Num encontro de autarcas do PSD, Cavaco Silva pronunciou um discurso demolidor sobre o governo do PS. Aconteceu no sábado passado, imediatamente após mais um deprimente espetáculo político na Comissão Parlamentar de Inquérito à TAP, transmitido em direto por mais do que uma televisão. Esse espetáculo reforçou o desagrado de muita gente, da direita à esquerda, quanto ao atual exercício do poder político no país.
Não sei se a escolha da data para este discurso teve em conta o calendário de audições na referida Comissão Parlamentar, mas, deliberado ou não, o “timing” desse discurso foi feliz. (Declaração de interesses: entre 1987 e 1991 fui assessor no gabinete do então primeiro-ministro Cavaco Silva).
Os dirigentes do PS reagiram às críticas de Cavaco Silva em tom agressivo, acusando o antigo primeiro-ministro e Presidente da República de falta de sentido de Estado e de terem sido antidemocráticas e ofensivas as suas palavras. Por sua vez, António Costa quis desvalorizar a intervenção de Cavaco, falando de uma tentativa da direita para alimentar uma “crise artificial”, impedindo que cheguem aos portugueses os efeitos da recuperação económica. Duvido que muitos portugueses considerem artificial a crise em que se encontram.
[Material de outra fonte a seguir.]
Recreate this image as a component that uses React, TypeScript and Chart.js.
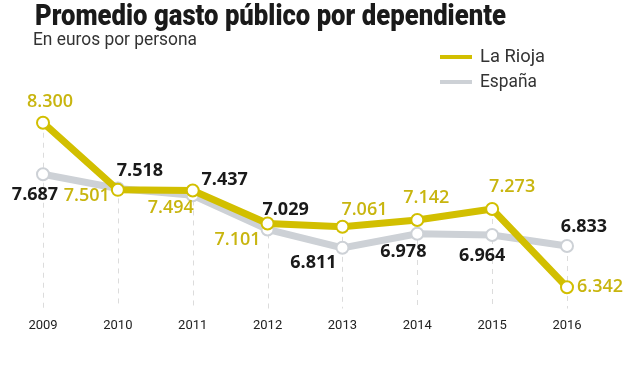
import { useEffect, useRef } from "react";
import { Chart, registerables } from "chart.js";

Chart.register(...registerables);

// ---- data ----
const years = ["2009", "2010", "2011", "2012", "2013", "2014", "2015", "2016"];
const laRioja = [8300, 7501, 7494, 7101, 7061, 7142, 7273, 6342];
const espana = [7687, 7518, 7437, 7029, 6811, 6978, 6964, 6833];
const seriesNames = ["La Rioja", "España"];
const titleText = "Promedio gasto público por dependiente";
const subtitleText = "En euros por persona";

// ---- styles ----
const YELLOW = "#d2bf00";
const YELLOW_TEXT = "#c8b50f";
const GREY = "#cdd1d6";
const DARK = "#1a1a1a";

// label offsets (dx, dy) relative to each point, text centre
const riojaLabelOffsets = [[7, -21], [-31, 6], [-22, 17], [-30, 16], [22, -17], [9, -22], [20, -22], [33, 0]];
const espanaLabelOffsets = [[-8, 21], [22, -18], [32, -15], [18, -20], [-29, 15], [-14, 18], [-10, 21], [17, -19]];

const fmt = (v: number) => {
  const s = String(Math.round(v));
  return s.replace(/\B(?=(\d{3})+(?!\d))/g, ".");
};

function drawFitText(
  ctx: CanvasRenderingContext2D,
  text: string,
  x: number,
  y: number,
  font: string,
  color: string,
  targetWidth: number,
  align: CanvasTextAlign = "left",
  baseline: CanvasTextBaseline = "alphabetic"
) {
  ctx.save();
  ctx.font = font;
  ctx.fillStyle = color;
  ctx.textBaseline = baseline;
  ctx.textAlign = "left";
  const w = ctx.measureText(text).width;
  const s = targetWidth / w;
  let left = x;
  if (align === "center") left = x - targetWidth / 2;
  else if (align === "right") left = x - targetWidth;
  ctx.translate(left, y);
  ctx.scale(s, 1);
  ctx.fillText(text, 0, 0);
  ctx.restore();
}

const decorPlugin = {
  id: "decor",
  beforeDatasetsDraw(chart: any) {
    const ctx = chart.ctx as CanvasRenderingContext2D;
    const area = chart.chartArea;
    const m0 = chart.getDatasetMeta(0).data;
    const m1 = chart.getDatasetMeta(1).data;
    ctx.save();
    ctx.strokeStyle = "#dcdcdc";
    ctx.lineWidth = 1;
    ctx.setLineDash([5, 5]);
    for (let i = 0; i < m0.length; i++) {
      const x = Math.round(m0[i].x) + 0.5;
      const top = Math.min(m0[i].y, m1[i].y);
      ctx.beginPath();
      ctx.moveTo(x, top);
      ctx.lineTo(x, area.bottom);
      ctx.stroke();
    }
    ctx.restore();
  },
  afterDraw(chart: any) {
    const ctx = chart.ctx as CanvasRenderingContext2D;
    // title + subtitle
    drawFitText(ctx, titleText, 35, 25, "900 29px Roboto", DARK, 471);
    drawFitText(ctx, subtitleText, 33, 45, "18px Roboto", "#333", 164);
    // legend
    const legendCols = [YELLOW, GREY];
    const legendW = [65, 57];
    const legendY = [57, 82];
    for (let i = 0; i < seriesNames.length; i++) {
      ctx.save();
      ctx.strokeStyle = legendCols[i];
      ctx.lineWidth = 4;
      ctx.beginPath();
      ctx.moveTo(440, legendY[i]);
      ctx.lineTo(472, legendY[i]);
      ctx.stroke();
      ctx.restore();
      drawFitText(ctx, seriesNames[i], 480, legendY[i], "18px Roboto", "#333", legendW[i], "left", "middle");
    }
    // value labels
    const sets = [
      { meta: chart.getDatasetMeta(0).data, vals: laRioja, off: riojaLabelOffsets, col: YELLOW_TEXT, font: "600 18px 'Open Sans'" },
      { meta: chart.getDatasetMeta(1).data, vals: espana, off: espanaLabelOffsets, col: DARK, font: "bold 18px 'Open Sans'" },
    ];
    ctx.save();
    ctx.textAlign = "center";
    ctx.textBaseline = "middle";
    for (const s of sets) {
      ctx.fillStyle = s.col;
      ctx.font = s.font;
      for (let i = 0; i < s.vals.length; i++) {
        const p = s.meta[i];
        ctx.fillText(fmt(s.vals[i]), p.x + s.off[i][0], p.y + s.off[i][1]);
      }
    }
    ctx.restore();
  },
};

export default function App() {
  const ref = useRef<HTMLCanvasElement | null>(null);
  useEffect(() => {
    if (!ref.current) return;
    const chart = new Chart(ref.current, {
      type: "line",
      data: {
        labels: years,
        datasets: [
          {
            label: seriesNames[0],
            data: laRioja,
            borderColor: YELLOW,
            borderWidth: 7,
            pointRadius: 6,
            pointBorderWidth: 2,
            pointBackgroundColor: "#ffffff",
            pointBorderColor: YELLOW,
            tension: 0,
            clip: false as any,
          },
          {
            label: seriesNames[1],
            data: espana,
            borderColor: GREY,
            borderWidth: 7,
            pointRadius: 6,
            pointBorderWidth: 2,
            pointBackgroundColor: "#ffffff",
            pointBorderColor: GREY,
            tension: 0,
            clip: false as any,
          },
        ],
      },
      options: {
        responsive: false,
        animation: false,
        layout: { padding: { top: 95, left: 43, right: 57, bottom: 41 } },
        plugins: { legend: { display: false }, tooltip: { enabled: false }, title: { display: false } },
        scales: {
          x: {
            offset: false,
            grid: { display: false, drawTicks: false },
            border: { display: false },
            ticks: { color: "#222", font: { family: "Roboto", size: 13 }, padding: 10, maxRotation: 0 },
          },
          y: { display: false, min: 6090, max: 8630 },
        },
      },
      plugins: [decorPlugin],
    });
    return () => chart.destroy();
  }, []);
  return (
    <div style={{ position: "absolute", left: 0, top: 0, width: 624, height: 385, background: "#fff" }}>
      <canvas ref={ref} width={624} height={385} style={{ display: "block" }} />
    </div>
  );
}
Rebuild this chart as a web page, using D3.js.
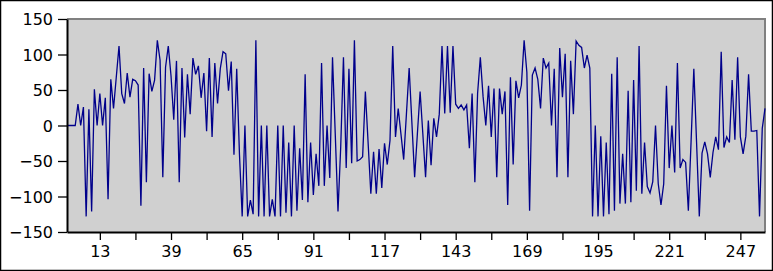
<!DOCTYPE html>
<html>
<head>
<meta charset="utf-8">
<script src="https://cdn.jsdelivr.net/npm/d3@7"></script>
<style>
  body { margin: 0; background: #fff; }
  svg { display: block; }
  .tick text { font-family: "DejaVu Sans", sans-serif; font-size: 16px; fill: #000; }
</style>
</head>
<body>
<div id="chart"></div>
<script>
// sample values, index 1..256
const values = [
  0, 0, 0, 0, 30, 0, 26, -128, 23, -121, 51, 0, 45, 0, 39, -104,
  65, 24, 68, 112, 45, 31, 74, 40, 65, 63, 57, -113, 81, -80, 73, 48,
  64, 120, 92, -73, 82, 112, 70, 8, 91, -80, 81, -17, 72, 16, 95, 72,
  84, 39, 74, -8, 95, -16, 88, 31, 80, 104, 101, 49, 90, -41, 80, -40,
  -128, 0, -128, -105, -125, 120, -128, 0, -128, 0, -128, -104, -128, 0, -128, 0,
  -123, -24, -128, 0, -120, -32, -105, 72, -108, -24, -98, -40, -85, 88, -85, 0,
  -74, 96, -12, -121, -30, 96, -60, 80, -53, 120, -50, -48, -44, 48, -24, -96,
  -37, -96, -33, -88, -25, -55, -21, 112, -16, 24, -12, -48, 16, 81, 4, -73,
  -12, 48, -12, -73, 7, -56, 10, -16, 16, 112, 17, 112, 18, 112, 30, 24,
  29, 22, 29, -32, 45, -80, 45, 96, 41, 0, 56, -16, 52, -73, 52, 16,
  48, -112, 68, -55, 63, 39, 57, 120, 75, -120, 71, 81, 65, 24, 95, 81,
  88, 0, 80, -73, 109, 40, 101, -73, 91, 16, 119, 113, 110, 81, 99, 81,
  -128, 0, -128, -15, -128, -24, -125, 73, -120, 96, -110, -40, -110, 49, -108, 64,
  -92, 112, -96, -24, -86, -95, -79, 0, -82, -112, -82, 56, -60, 0, -66, 88,
  -60, -48, -52, -120, -22, 80, -24, -128, -39, -23, -40, -73, -38, -16, -34, 104,
  -31, -16, -24, 64, -20, 96, -16, -40, -15, 72, -8, -8, -7, -128, -4, 24
]
const xTicks = d3.range(13, 248, 13)
const xLabels = [13, 39, 65, 91, 117, 143, 169, 195, 221, 247]
const yTicks = [-150, -100, -50, 0, 50, 100, 150]

const data = values.map((v, i) => ({i: i + 1, v: v}))

let outerWidth = 773
let outerHeight = 271
let margin = {top: 19, bottom: 39, left: 67, right: 8}
let width = outerWidth - margin.left - margin.right
let height = outerHeight - margin.top - margin.bottom

const svg = d3.select("#chart")
    .append("svg")
    .attr("width", outerWidth)
    .attr("height", outerHeight)

// frame round the whole picture
svg.append("rect")
    .attr("x", 0.5)
    .attr("y", 0.5)
    .attr("width", outerWidth - 1)
    .attr("height", outerHeight - 1)
    .attr("fill", "#fff")
    .attr("stroke", "#000")
    .attr("stroke-width", 1.5)

const g = svg.append("g")
    .attr("transform", `translate(${margin.left}, ${margin.top})`)

let x = d3.scaleLinear()
    .domain([1, values.length])
    .range([0, width])

let y = d3.scaleLinear()
    .domain([-150, 150])
    .range([height, 0])

g.append("rect")
    .attr("width", width)
    .attr("height", height)
    .attr("fill", "#d0d0d0")

// top and right border
g.append("path")
    .attr("d", `M0,0H${width}V${height}`)
    .attr("fill", "none")
    .attr("stroke", "#808080")
    .attr("stroke-width", 2)

const line = d3.line()
    .x(d => x(d.i))
    .y(d => y(d.v))

g.append("path")
    .datum(data)
    .attr("d", line)
    .attr("fill", "none")
    .attr("stroke", "#00008b")
    .attr("stroke-width", 1.3)
    .attr("stroke-linejoin", "miter")

const xAxis = g.append("g")
    .attr("transform", `translate(0, ${height})`)
    .call(d3.axisBottom(x)
        .tickValues(xTicks)
        .tickSize(8)
        .tickSizeOuter(0)
        .tickPadding(6)
        .tickFormat(d => xLabels.includes(d) ? d : ""))

const yAxis = g.append("g")
    .call(d3.axisLeft(y)
        .tickValues(yTicks)
        .tickSize(9)
        .tickSizeOuter(0)
        .tickPadding(5)
        .tickFormat(d3.format("d")))

for (const ax of [xAxis, yAxis]) {
    ax.select(".domain").attr("stroke", "#000").attr("stroke-width", 2)
    ax.selectAll(".tick line").attr("stroke", "#000").attr("stroke-width", 1.3)
}
yAxis.selectAll(".tick text").attr("dy", "0.36em")
</script>
</body>
</html>
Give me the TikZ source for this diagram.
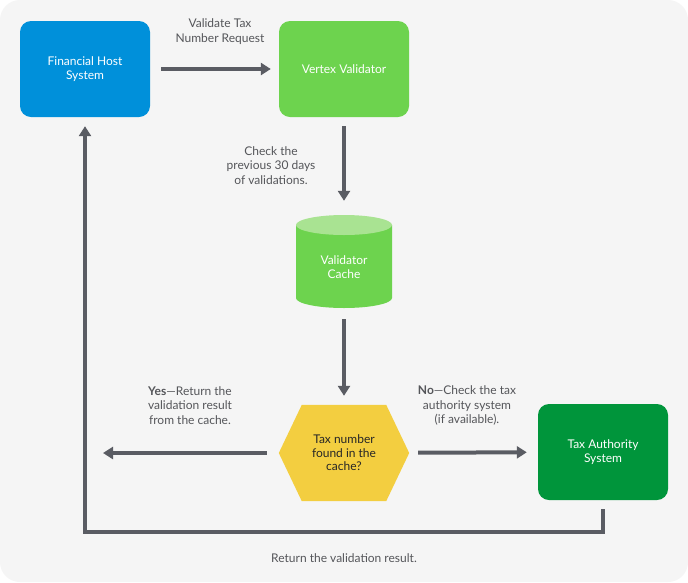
\documentclass[tikz,border=0pt]{standalone}
\usepackage{fontspec}
\setmainfont{Lato}
\usetikzlibrary{arrows.meta}
\definecolor{bgc}{HTML}{F5F5F5}
\definecolor{hostblue}{HTML}{0090DA}
\definecolor{vgreen}{HTML}{6DD34E}
\definecolor{vlight}{HTML}{A9E392}
\definecolor{dgreen}{HTML}{00953B}
\definecolor{hexy}{HTML}{F3CE40}
\definecolor{arrowc}{HTML}{5A5C63}
\definecolor{txtc}{HTML}{55565A}
\tikzset{
  box/.style={rectangle, rounded corners=11pt, minimum width=130pt, minimum height=96pt, inner sep=0pt,
    text=white, align=center, font=\fontsize{12pt}{14pt}\selectfont},
  lbl/.style={text=txtc, align=center, inner sep=0pt, font=\fontsize{12pt}{14.5pt}\selectfont},
  conn/.style={draw=arrowc, line width=4pt, -{Triangle[length=10pt,width=12pt]}},
}
\begin{document}
\begin{tikzpicture}[x=1pt,y=-1pt]
\useasboundingbox (0,0) rectangle (688,582);
\fill[white] (0,0) rectangle (688,582);
\fill[bgc, rounded corners=20pt] (0,0) rectangle (688,582);

\node[box, fill=hostblue] (host) at (85,69) {Financial Host\\System};
\node[box, fill=vgreen] (vv) at (344,69) {Vertex Validator};
\node[box, fill=dgreen] (tax) at (603,452) {Tax Authority\\System};

% cylinder
\node[minimum width=96pt, minimum height=93pt, inner sep=0pt] (cache) at (344,261.5) {};
\fill[vgreen] (296,225) -- (296,298) arc[start angle=180, end angle=360, x radius=48, y radius=-10] -- (392,225) -- cycle;
\fill[vlight] (344,225) ellipse[x radius=48, y radius=10];
\node[text=white, align=center, font=\fontsize{12pt}{14pt}\selectfont] at (344,267) {Validator\\Cache};

% hexagon
\node[minimum width=130pt, minimum height=96pt, inner sep=0pt] (hex) at (344,453) {};
\fill[hexy] (hex.west) -- ([xshift=23pt]hex.north west) -- ([xshift=-23pt]hex.north east) -- (hex.east)
  -- ([xshift=-23pt]hex.south east) -- ([xshift=23pt]hex.south west) -- cycle;
\node[text=black!85, align=center, font=\fontsize{12pt}{13.5pt}\selectfont] at (hex.center) {Tax number\\found in the\\cache?};

\coordinate (yesend) at (103,453);
\coordinate (c1) at (603,531.5);
\coordinate (c2) at (85,531.5);

\draw[conn, shorten <=11pt, shorten >=8pt] (host) -- (vv);
\draw[conn, shorten <=9pt, shorten >=14pt] (vv) -- (cache);
\draw[conn, shorten <=11pt, shorten >=9pt] (cache) -- (hex);
\draw[conn, shorten <=12pt] (hex) -- (yesend);
\draw[conn, shorten <=9pt, shorten >=11pt] (hex) -- (tax);
\draw[conn, line join=miter, shorten <=9pt, shorten >=9pt] (tax.south) -- (c1) -- (c2) -- (host.south);

\node[lbl] (l1) at (220,31.5) {Validate Tax\\Number Request};
\node[lbl] (l2) at (271,165.5) {Check the\\previous 30 days\\of validations.};
\node[lbl] (l3) at (190,405.5) {\textbf{Yes}—Return the\\validation result\\from the cache.};
\node[lbl] (l4) at (467,405.5) {\textbf{No}—Check the tax\\authority system\\(if available).};
\node[lbl] (l5) at (344,558) {Return the validation result.};
\end{tikzpicture}
\end{document}
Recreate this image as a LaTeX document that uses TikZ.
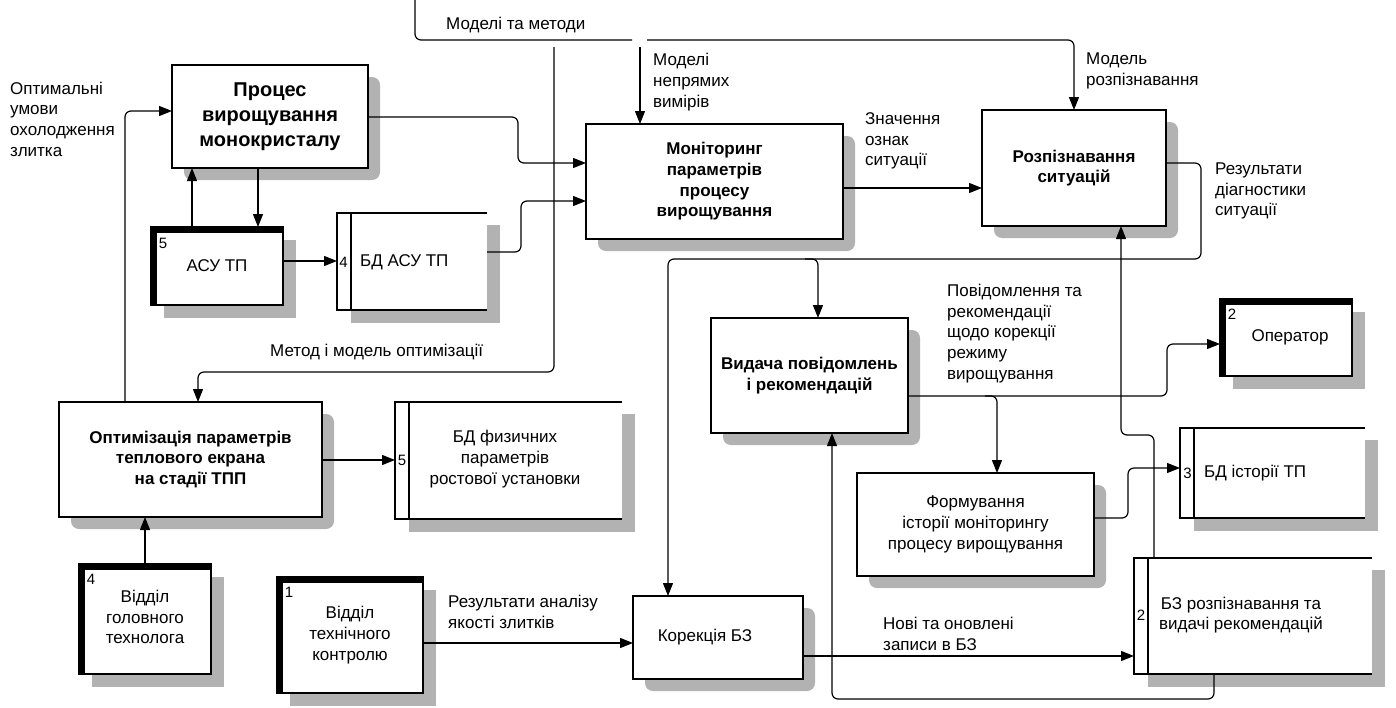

Passados três dias desde o discurso de Cavaco Silva, suspeito que numerosos dos que o ouviram se identificam com o essencial daquilo que ele disse.
Houve quem lembrasse que Mário Soares tinha lançado críticas acerbas e nada suaves ao então primeiro-ministro Passos Coelho e também ao nessa altura Presidente Cavaco Silva (“Sr. Presidente, demita-se!”, reclamou então M. Soares). Agora, Cavaco Silva não foi tão longe.
E também ouvi e li quem, não sendo de direita, recusasse classificar de antidemocráticas as críticas de Cavaco Silva.
Claro que não tenho qualquer base científica para presumir que boa parte dos portugueses sentiu como suas as queixas de Cavaco. Mas creio não andar longe da verdade. O discurso de Cavaco Silva foi violento e por isso poderia ter suscitado uma vaga de comentários negativos e agressivos. Ora, tirando os dirigentes do PS, não foi isso que se viu.
Mas o discurso de Cavaco Silva teve uma importante segunda parte – aquela em que ele negou a ausência de uma alternativa ao atual executivo do PS e deu o seu apoio – um apoio de peso - ao líder do PSD, Luís Montenegro. Nessa matéria cabe ao PSD e ao seu líder demonstrarem, nos próximos tempos, que Cavaco Silva não se enganou na sua aposta.